New York-based sustainable technology company Anellotech and its European partners have advanced a bioplastics breakthrough with the production of high-purity bio-based paraxylene – a key feedstock for production of polyethylene terephthalate (PET).
The project, which involves collaboration with French catalysts and process engineering company Axens and Solaize, France-based IFPEN research centre, used Anellotech's bio-sourced aromatics made for the development of the paraxylene.
Anellotech has developed Bio-TCat technology, which uses a thermal catalytic process to convert non-food biomass feedstock material into BTX aromatics.
The BTX aromatics are claimed by Anellotech to be identical to their petro-based counterparts.

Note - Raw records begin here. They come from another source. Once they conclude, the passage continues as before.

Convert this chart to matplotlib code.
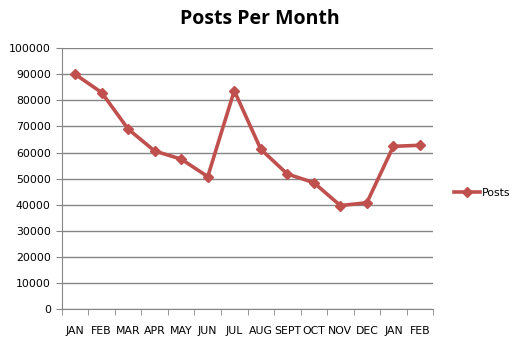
import matplotlib
matplotlib.use("Agg")
import matplotlib.pyplot as plt
import numpy as np

months = ["JAN", "FEB", "MAR", "APR", "MAY", "JUN", "JUL",
          "AUG", "SEPT", "OCT", "NOV", "DEC", "JAN", "FEB"]
posts = [90000, 83000, 69000, 60600, 57500, 50800, 83700,
         61300, 51800, 48500, 39700, 40800, 62400, 62800]
y_ticks = list(range(0, 100001, 10000))


def main():
    fig = plt.figure(figsize=(5.2, 3.44), dpi=100)
    ax = fig.add_axes([0.119, 0.101, 0.714, 0.759])

    x = np.arange(len(months))
    ax.plot(x, posts, color='#C0504D', linewidth=2.6, marker='D',
            markersize=5.5, label='Posts')

    # Axis styling like an office chart
    ax.set_xlim(-0.5, len(months) - 0.5)
    ax.set_ylim(0, 100000)
    ax.set_yticks(y_ticks)
    ax.set_yticklabels([str(v) for v in y_ticks])
    ax.yaxis.grid(True, color='#868686', linewidth=1)
    ax.set_axisbelow(True)

    ax.set_xticks(x)
    ax.set_xticklabels(months)
    ax.set_xticks(np.arange(-0.5, len(months)), minor=True)
    ax.tick_params(axis='x', which='major', length=0, pad=12, labelsize=7.8)
    ax.tick_params(axis='x', which='minor', length=4, color='#868686',
                   direction='out')
    ax.tick_params(axis='y', length=4, color='#868686', labelsize=7.8, pad=4)

    for side in ['top', 'right']:
        ax.spines[side].set_visible(False)
    ax.spines['left'].set_color('#868686')
    ax.spines['bottom'].set_color('#868686')

    fig.text(0.5, 0.945, 'Posts Per Month', ha='center', va='center',
             fontsize=14, fontweight='bold', family='Open Sans')

    ax.legend(loc='center left', bbox_to_anchor=(0.874, 0.44),
              bbox_transform=fig.transFigure, frameon=False,
              borderaxespad=0, borderpad=0,
              fontsize=7.8, handlelength=2.4, handletextpad=0.15)

    fig.savefig('out.png', dpi=100)


if __name__ == '__main__':
    main()
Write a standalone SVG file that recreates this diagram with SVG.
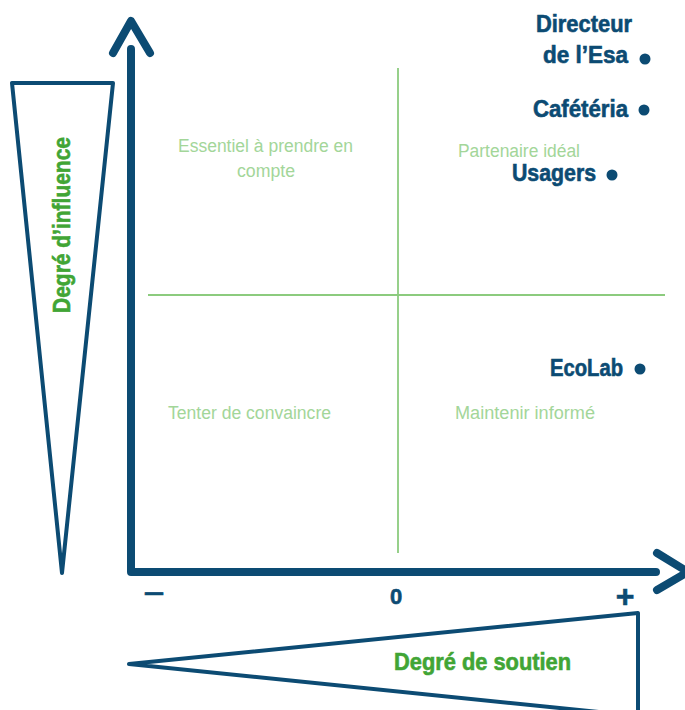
<svg xmlns="http://www.w3.org/2000/svg" width="685" height="710" viewBox="0 0 685 710">
<style>
.axis{fill:none;stroke:#0c4b73;stroke-width:8;stroke-linecap:round;stroke-linejoin:round}
.tri{fill:#fff;stroke:#0c4b73;stroke-width:4;stroke-linejoin:round}
.grid{stroke:#8ccb7e;stroke-width:1.8}
.q{font-family:"Liberation Sans Narrow","Liberation Sans",Arial,sans-serif;font-size:18px;fill:#a3d699}
.lab{font-family:"Liberation Sans Narrow","Liberation Sans",Arial,sans-serif;font-weight:bold;font-size:23px;fill:#0c4b73;stroke:#0c4b73;stroke-width:0.6}
.ax{font-family:"Liberation Sans Narrow","Liberation Sans",Arial,sans-serif;font-weight:bold;font-size:23px;fill:#41a535;stroke:#41a535;stroke-width:0.6}
.dot{fill:#0c4b73}
</style>
<rect width="685" height="710" fill="#fff"/>
<g id="influence-scale">
<polygon class="tri" points="12,83 113,83 62,573"/>
<text class="ax" transform="translate(70,225) rotate(-90)" text-anchor="middle" textLength="176" lengthAdjust="spacingAndGlyphs">Degré d’influence</text>
</g>
<g id="support-scale">
<polygon class="tri" points="129,664 638,613 638,716"/>
<text class="ax" x="394" y="670" textLength="177" lengthAdjust="spacingAndGlyphs">Degré de soutien</text>
</g>
<g id="grid">
<line class="grid" x1="398" y1="68" x2="398" y2="553"/>
<line class="grid" x1="148" y1="295" x2="665" y2="295"/>
</g>
<g id="axes">
<polyline class="axis" points="131,49 131,572 656,572"/>
<polyline class="axis" points="113,53 131,21 150,53"/>
<polyline class="axis" points="657,553 688,572 657,590"/>
<text class="lab" x="154" y="600" text-anchor="middle" textLength="20" lengthAdjust="spacingAndGlyphs">–</text>
<text class="lab" x="396" y="604" text-anchor="middle" style="font-size:22px">0</text>
<text class="lab" x="625" y="607" text-anchor="middle" style="font-size:32px">+</text>
</g>
<g id="quadrants">
<text class="q" x="178" y="152" textLength="175" lengthAdjust="spacingAndGlyphs">Essentiel à prendre en</text>
<text class="q" x="237" y="177" textLength="58" lengthAdjust="spacingAndGlyphs">compte</text>
<text class="q" x="458" y="157" textLength="122" lengthAdjust="spacingAndGlyphs">Partenaire idéal</text>
<text class="q" x="168" y="419" textLength="163" lengthAdjust="spacingAndGlyphs">Tenter de convaincre</text>
<text class="q" x="455" y="419" textLength="140" lengthAdjust="spacingAndGlyphs">Maintenir informé</text>
</g>
<g id="directeur">
<text class="lab" x="536" y="32" textLength="96" lengthAdjust="spacingAndGlyphs">Directeur</text>
<text class="lab" x="543" y="63" textLength="85" lengthAdjust="spacingAndGlyphs">de l’Esa</text>
<circle class="dot" cx="645" cy="59" r="5.5"/>
</g>
<g id="cafeteria">
<text class="lab" x="533" y="117" textLength="95" lengthAdjust="spacingAndGlyphs">Cafétéria</text>
<circle class="dot" cx="644" cy="110" r="5.5"/>
</g>
<g id="usagers">
<text class="lab" x="512" y="181" textLength="84" lengthAdjust="spacingAndGlyphs">Usagers</text>
<circle class="dot" cx="612" cy="175" r="5.5"/>
</g>
<g id="ecolab">
<text class="lab" x="550" y="376" textLength="73" lengthAdjust="spacingAndGlyphs">EcoLab</text>
<circle class="dot" cx="640" cy="369" r="5.5"/>
</g>
</svg>
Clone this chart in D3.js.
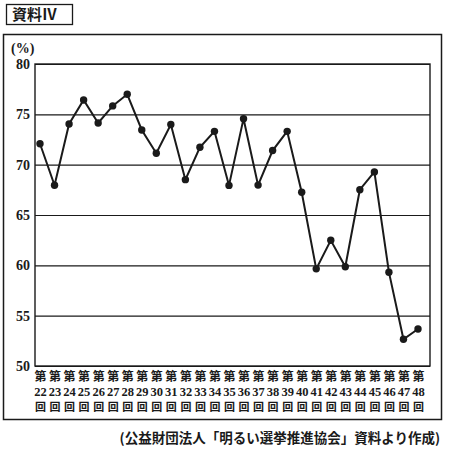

The BXT was then sent to the European partners in July last year for purification into bio-paraxylene.
Anellotech, IFPEN and Axens will now purify additional paraxylene to create pilot sample 100% bio-PET beverage bottles, according to a 26 Feb joint statement.
The trio will also produce sample quantities of bio-based benzene whose derivatives - nylon, ABS, polycarbonate and linear alkyl benzene - can be used as alternatives to fossil fuel-based plastics.
Anellotech has also partnered with global consumer beverage company Suntory to produce the bio-PET bottles.
“We're delighted with this achievement, a key milestone on the path to 100% bio-based PET bottles,” said Munehiko Takada, chief specialist of packaging material department at Suntory.
“High-purity bio-paraxylene is an important material for our business, especially from a sustainability viewpoint,” he added.
As larger amounts of paraxylene are purified by the French partners, Anellotech said it would begin to make renewable PET resin for prototype bottle manufacture and product trials.
“This latest breakthrough brings 100% renewable plastic bottles closer to reality,” said David Sudolsky, President and CEO of Anellotech.
According to Sudolsky, planning is also underway for the first commercial Bio-TCat process plant to produce paraxylene, benzene and other aromatics from loblolly pine wood, to be used in bio-based chemicals and biofuels.
According to Jean- Pierre Burzynskiof IFPEN, the new process developed by the companies offers “an innovative and cost-competitive path to bio-aromatics”.